At least 991 homes were destroyed, Pelle said: 553 in Louisville, 332 in Superior and 106 in unincorporated parts of the county. Hundreds more were damaged. Pelle cautioned that the tally is not final.

The cause of the fires was under investigation. Pelle said utility officials found no downed power lines around where the fires broke out. He said authorities were pursuing a number of tips and had executed a search warrant at "one particular location." He declined to give details.

At least seven people were injured in the wildfire that erupted in and around Louisville and Superior, neighboring towns about 20 miles (32 kilometers) northwest of Denver with a combined population of 34,000. More than 500 homes were feared destroyed.

The blaze, which burned at least 9.4 square miles (24 square kilometers), was no longer considered an immediate threat, especially after an overnight dumping of snow and frigid temperatures Saturday. The bitter cold compounded the misery of Colorado residents who started off the new year trying to salvage what remains of their homes.

About 20 centimeters (8 inches) of snow and temperatures in the single digits cast an eerie scene amid still-smoldering remains of homes. Despite the shocking change in weather, the smell of smoke permeated empty streets blocked off by National Guard troops in Humvees.

Utility crews worked to restore electricity and gas service to homes that survived, and Xcel Energy urged other residents to use fireplaces and wood stoves to stay warm and keep their pipes at home from freezing.

Families filled a long line of cars waiting to pick up space heaters and bottled water at a Salvation Army distribution center at the YMCA in Lafayette, just north of Superior.

Structures burn, including an Element Hotel, as a wind-driven wildfire forced evacuation of the Superior suburb of Boulder, Colorado, Dec. 30, 2021.
Structures burn, including an Element Hotel, as a wind-driven wildfire forced evacuation of the Superior suburb of Boulder, Colorado, Dec. 30, 2021.

Monarch High School seniors Noah Sarasin and his twin brother, Gavin, had been volunteering at that location for two days, directing traffic and distributing donations.

"We have a house, no heat but we still have a house," Noah Sarasin said. "I just want to make sure that everyone else has heat on this very cold day."

Hilary and Patrick Wallace picked up two heaters, then ordered two mochas at a nearby coffee shop. The Superior couple couldn't find a hotel and were contemplating hiking 3.2 kilometers (2 miles) back to their home; their neighborhood was still blocked off to traffic. The family slept in one room on New Year's Eve.

Both teared up when a man entered the shop and joked aloud that he'd lost his coffee mugs — and everything else — in the fire. The man was in good spirits, laughing at the irony of the situation.

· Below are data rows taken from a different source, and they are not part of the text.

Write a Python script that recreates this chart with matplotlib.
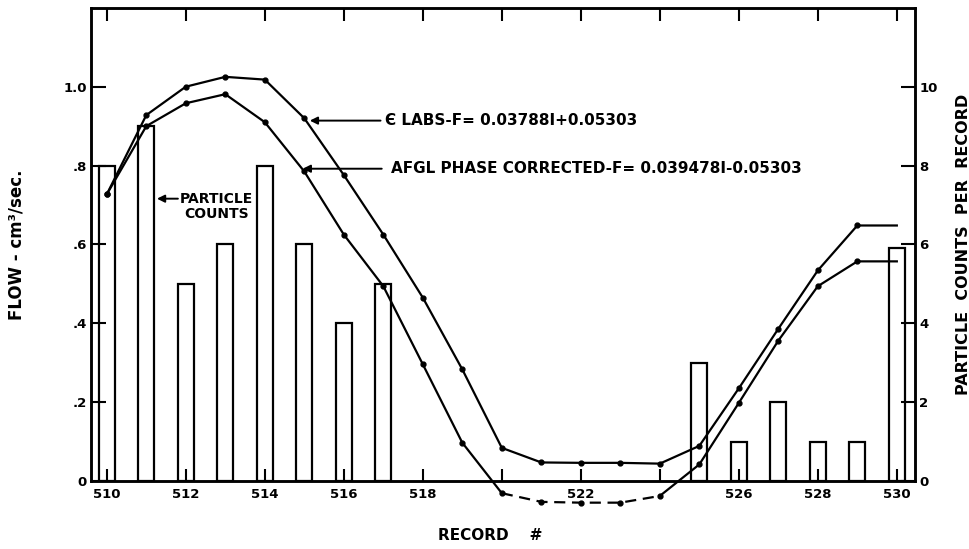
import numpy as np
import matplotlib
matplotlib.use("Agg")
import matplotlib.pyplot as plt

# record numbers and the two flow curves (cm^3/sec)
records = np.arange(510, 531)
flow_elabs = [0.727, 0.928, 1.000, 1.025, 1.018, 0.920, 0.776, 0.625, 0.465, 0.283,
              0.084, 0.047, 0.046, 0.046, 0.044, 0.089, 0.235, 0.386, 0.534, 0.648, 0.648]
flow_afgl = [0.727, 0.900, 0.958, 0.981, 0.910, 0.785, 0.625, 0.494, 0.296, 0.097,
             -0.031, -0.053, -0.055, -0.055, -0.038, 0.042, 0.198, 0.356, 0.494, 0.557, 0.557]

# particle counts per record
count_records = [510, 511, 512, 513, 514, 515, 516, 517, 525, 526, 527, 528, 529, 530]
counts = [8, 9, 5, 6, 8, 6, 4, 5, 3, 1, 2, 1, 1, 5.9]

xtick_vals = list(range(510, 531, 2))
xtick_labels = ["510", "512", "514", "516", "518", "", "522", "", "526", "528", "530"]
left_ticks = [0, 0.2, 0.4, 0.6, 0.8, 1.0]
left_labels = ["0", ".2", ".4", ".6", ".8", "1.0"]
right_ticks = [0, 2, 4, 6, 8, 10]

plt.rcParams['font.family'] = 'DejaVu Sans'
plt.rcParams['font.weight'] = 'bold'

fig = plt.figure(figsize=(9.7, 5.49), dpi=100)
ax = fig.add_axes([0.0938, 0.1239, 0.8495, 0.8618])
ax2 = ax.twinx()

# counts as open bars on the right-hand scale
ax2.bar(count_records, counts, width=0.4, facecolor='none', edgecolor='k', lw=1.6)
ax2.set_ylim(0, 12)
ax2.set_yticks(right_ticks)
ax2.set_yticklabels([str(t) for t in right_ticks], fontsize=9.5, fontweight='bold')
ax2.tick_params(axis='y', direction='in', length=10, width=1.5, pad=3)
ax2.set_ylabel("PARTICLE  COUNTS  PER  RECORD", fontsize=11.5, fontweight='bold')
ax2.yaxis.set_label_coords(1.05, 0.5)

lw = 1.6
ax.plot(records, flow_elabs, color='k', lw=lw, marker='o', ms=3.5, markevery=range(20))

# AFGL curve: solid, dashed through the negative stretch 520-524
afgl = np.array(flow_afgl)
i0, i1 = 10, 14
ax.plot(records[:i0 + 1], afgl[:i0 + 1], color='k', lw=lw, clip_on=False)
ax.plot(records[i0:i1 + 1], afgl[i0:i1 + 1], color='k', lw=lw, ls=(0, (5, 3)), clip_on=False)
ax.plot(records[i1:], afgl[i1:], color='k', lw=lw, clip_on=False)
ax.plot(records[:20], afgl[:20], ls='none', color='k', marker='o', ms=3.5, clip_on=False)

ax.set_xlim(509.6, 530.46)
ax.set_ylim(0, 1.2)
ax.set_xticks(xtick_vals)
ax.set_xticklabels(xtick_labels, fontsize=9.5, fontweight='bold')
ax.set_yticks(left_ticks)
ax.set_yticklabels(left_labels, fontsize=9.5, fontweight='bold')
ax.tick_params(axis='x', direction='in', length=9, width=1.5, pad=5, top=True)
ax.tick_params(axis='y', direction='in', length=11, width=1.5, pad=3)
for a in (ax, ax2):
    for s in a.spines.values():
        s.set_linewidth(1.8)

ax.set_xlabel("RECORD    #", fontsize=11, fontweight='bold')
ax.xaxis.set_label_coords(0.485, -0.1)
ax.set_ylabel("FLOW - cm³/sec.", fontsize=12, fontweight='bold')
ax.yaxis.set_label_coords(-0.08, 0.5)

arrow = dict(arrowstyle='-|>', color='k', lw=1.4, mutation_scale=11, shrinkA=0, shrinkB=0)
ax.annotate("", xy=(515.14, 0.914), xytext=(516.93, 0.914), arrowprops=arrow)
ax.text(517.05, 0.914, "Є LABS-F= 0.03788I+0.05303", fontsize=11, fontweight='bold',
        ha='left', va='center')
ax.annotate("", xy=(514.96, 0.792), xytext=(516.96, 0.792), arrowprops=arrow)
ax.text(517.19, 0.792, "AFGL PHASE CORRECTED-F= 0.039478I-0.05303", fontsize=11,
        fontweight='bold', ha='left', va='center')
ax.annotate("", xy=(511.27, 0.716), xytext=(511.8, 0.716), arrowprops=arrow)
ax.text(511.85, 0.697, "PARTICLE\nCOUNTS", fontsize=10, fontweight='bold',
        ha='left', va='center', multialignment='center', linespacing=1.1)

fig.savefig("out.png", dpi=100)
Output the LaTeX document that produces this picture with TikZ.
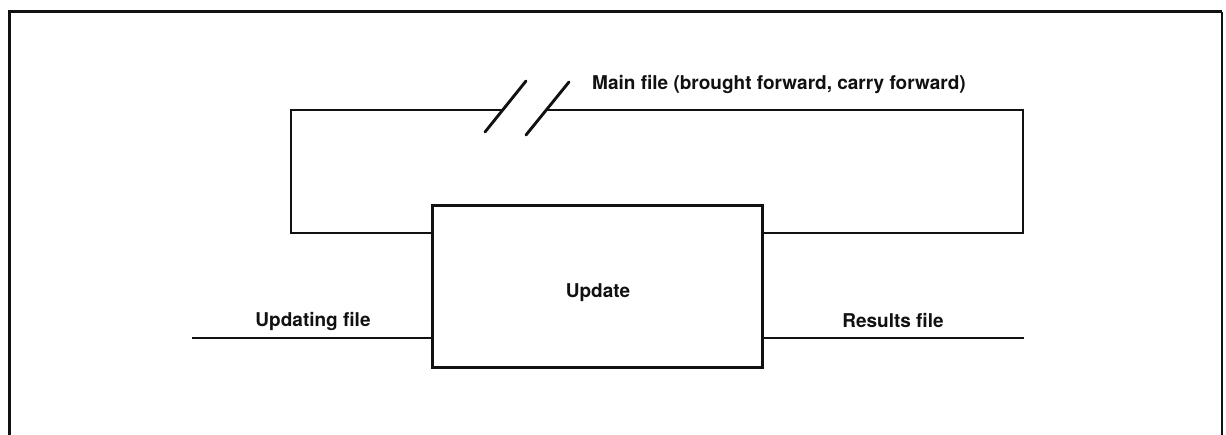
\documentclass[tikz,border=0pt]{standalone}
\usepackage{fontspec}
\setsansfont{TeX Gyre Heros}
\usetikzlibrary{positioning,calc}
\definecolor{Ink}{HTML}{111111}
\tikzset{
  wire/.style={line width=2.9pt,draw=Ink},
  procbox/.style={draw=Ink,line width=3pt,minimum width=330pt,minimum height=162pt,inner sep=0pt,fill=white},
  caption/.style={text=Ink,inner sep=0pt,font=\sffamily\bfseries\fontsize{19}{22}\selectfont},
  pageframe/.style={line width=3pt,draw=Ink}
}
\begin{document}
\begin{tikzpicture}[x=1pt,y=-1pt]
\useasboundingbox (0,0) rectangle (1226,435);
% page frame
\draw[pageframe] (9,435)--(9,12)--(1222,12);
\draw[Ink,line width=1.4pt] (1222,12)--(1222,435);
% update run
\node[procbox] (upd) at (597,287) {};
\node[caption,anchor=base] (updlbl) at (598,298) {Update};
% main file loop
\coordinate (loopTL) at (291,110);
\coordinate (loopTR) at (1023,110);
\coordinate (loopBL) at (291,233);
\coordinate (loopBR) at (1023,233);
\coordinate (brkA) at (503,110);
\coordinate (brkB) at (546,110);
\draw[wire] (upd.west |- loopBL)--(loopBL)--(loopTL)--(brkA);
\draw[wire] (brkB)--(loopTR)--(loopBR)--(upd.east |- loopBR);
\draw[wire,line cap=round] (485,132)--(526,81);
\draw[wire,line cap=round] (526,135)--(569,82);
\node[caption,anchor=base west] (mainlbl) at (592,90) {Main file (brought forward, carry forward)};
% updating and results files
\coordinate (inEnd) at (192,338);
\coordinate (outEnd) at (1024,338);
\draw[wire] (inEnd)--(upd.west |- inEnd);
\draw[wire] (upd.east |- outEnd)--(outEnd);
\node[caption,anchor=base] (inlbl) at (313,327) {Updating file};
\node[caption,anchor=base] (outlbl) at (893,328) {Results file};
\end{tikzpicture}
\end{document}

"I have a space heater and a house to put it in. I don't even know what to say to them," Hilary said, wiping away a tear.

Superior resident Jeff Markley arrived in his truck to pick up a heater. He said he felt lucky to be "just displaced" since his home is intact.

"We're making do, staying with friends, and upbeat for the new year. Gotta be better than this last one," Markley said.

Not everyone felt as positive.

"It's bittersweet because we have our house, but our friends don't. And our neighbors don't," said Louisville resident Judy Givens as she picked up a heater with her husband, Rusty. "We thought 2022 might be better. And then we had omicron. And now we have this, and it's not starting out very well."

The wildfire broke out unusually late in the year, following an extremely dry fall and amid a winter nearly devoid of snow until the overnight snowfall. Scientists say climate change is making weather more extreme and wildfires more frequent and destructive.

Ninety percent of Boulder County is in severe or extreme drought, and it hadn't seen substantial rainfall since midsummer. Denver set a record for consecutive days without snow before it got a small storm on December 10, its last snowfall before the wildfires broke out.